This Saturday will mark the 1st anniversary of the death of Bashir Ahmad, MSP for Glasgow and the first ever and as of yet only member of the Scottish Parliament who is of an ethnic minority.
I was going to blog about this on Saturday but I'm away for a long weekend so doubt I will be able to blog again until Monday.
There is a lot to say about the lack of politicians from under-represented communities (and whilst you may not need people from a community to represent you it certainly helps to show that you are part of the democratic process) but the thing which always struck me about Bashir was more basic acts of humanity.
I said this before at the time of his death but it is well worth saying again because in a political environment like Scotland's post-2007 where the political dynamic can be so vitriolic and so negative, so often, it is worth remembering a man who crossed party political boundaries.
On my first day in the parliament I remember attending a committee meeting. In fact, the more you learn about parliament, the more you realise that these are actually incredibly important in scrutinising legislation, but at the time I didn't quite appreciate that and I must have looked incredibly bored.

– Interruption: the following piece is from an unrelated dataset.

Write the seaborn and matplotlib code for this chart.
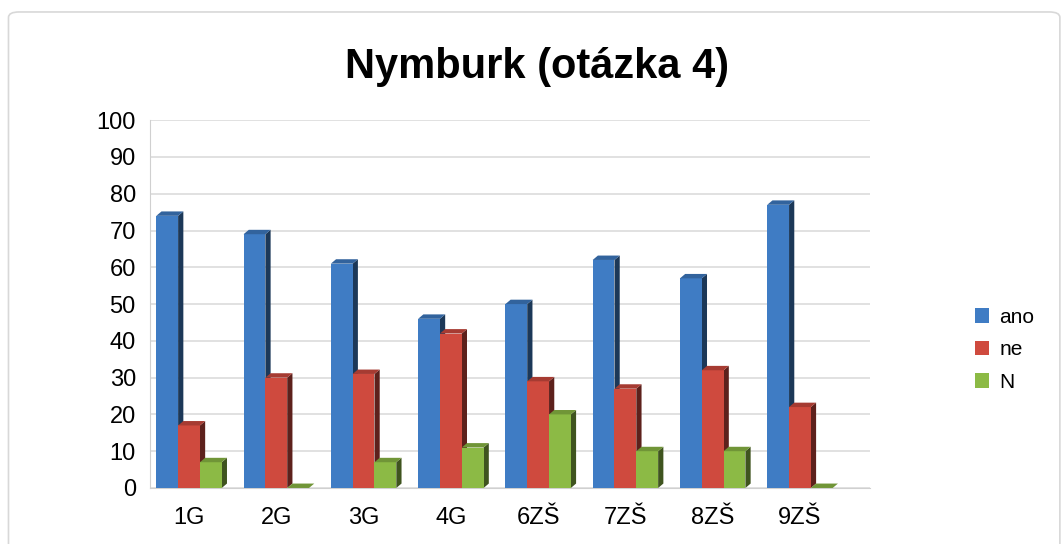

I remember that during an interval Bashir, clearly realising this, came up to me and chatted away. It's a very small thing, but these basic acts of kindness are all to rare in politics.
At the time I imagine he didn't know who I was or what I party I was a member of but that changed fairly quickly but his attitude did not. I would bump into him on the Glasgow - Edinburgh train quite often and he would always not just offer but demand that I get in the taxi with him to the Parliament.
He couldn't walk due to ill health. I had no such excuses, but that wasn't an issue for him and it was the same with is insistence of buying me a drink on every train journey. Protesting was really not an option.
Since, then I'm frequently disappointed (including in myself at times) at how devoid of morality and basic decency politics can be, a fact which is even more incredible when you think of the moral crusades that so many people claim to enter politics because of.
Yet it didn't mean he wasn't fiercely political, he was in fact the most evangelical nationalist I've ever met. I remember the last time I spoke to him was at a fundraiser for Gaza after the Israeli strikes and after a fairly long chat about what was happening and me trying in vain to persuade him that being a small country would make it harder to have influence in international issues simply turned to me and said:
"Yousuf, when are you going to join the SNP?"
God loves a trier I suppose. And a trier he was, until the end.